J’en ai dit peut-être assez pour faire soupçonner à ceux qui les ignoraient encore ce que les papiers de Jean-Jacques réservent à ses historiens. Mais ils gardent encore d’autres richesses. Rousseau, qui nous a conservé ses propres manuscrits, nous a conservé aussi ceux qu’il recevait, et les plus intéressans de tous, les lettres des autres.
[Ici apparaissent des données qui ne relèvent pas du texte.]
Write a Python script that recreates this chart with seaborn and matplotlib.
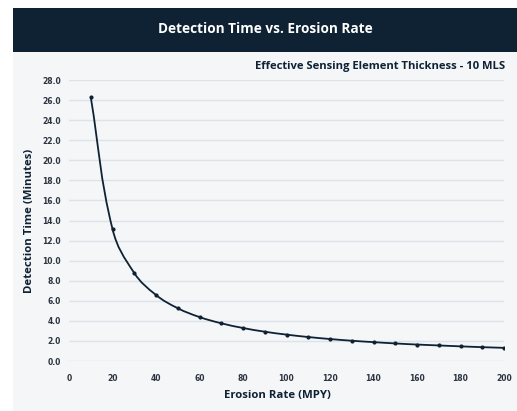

Depuis 1756 environ, depuis le jour où le projet d’écrire ses mémoires se précisa dans son esprit, toutes les lettres qui intéressaient par quelque côté sa personne ou son œuvre vinrent former des liasses méthodiquement classées, dossier immense, qui subsiste encore presque intégralement, un peu effrayant, lui aussi, par son énormité, mais où il reste tant à prendre ! De ces lettres, il en est de touchantes, malgré leur ridicule, comme celles de Daniel Müller, ce bon Suisse, qui fit exprès le voyage de Motiers pour voir le grand homme, et à qui Thérèse, grincheuse, ferma vilainement la porte ; il en est de divertissantes, comme celles de Mme Jaquéry,

  1. On en trouvera le dénombrement dans l’étude très documentée de M. Alexis François sur les Provincialismes de J.-J. Rousseau (Annales J.-J. Rousseau, t. III).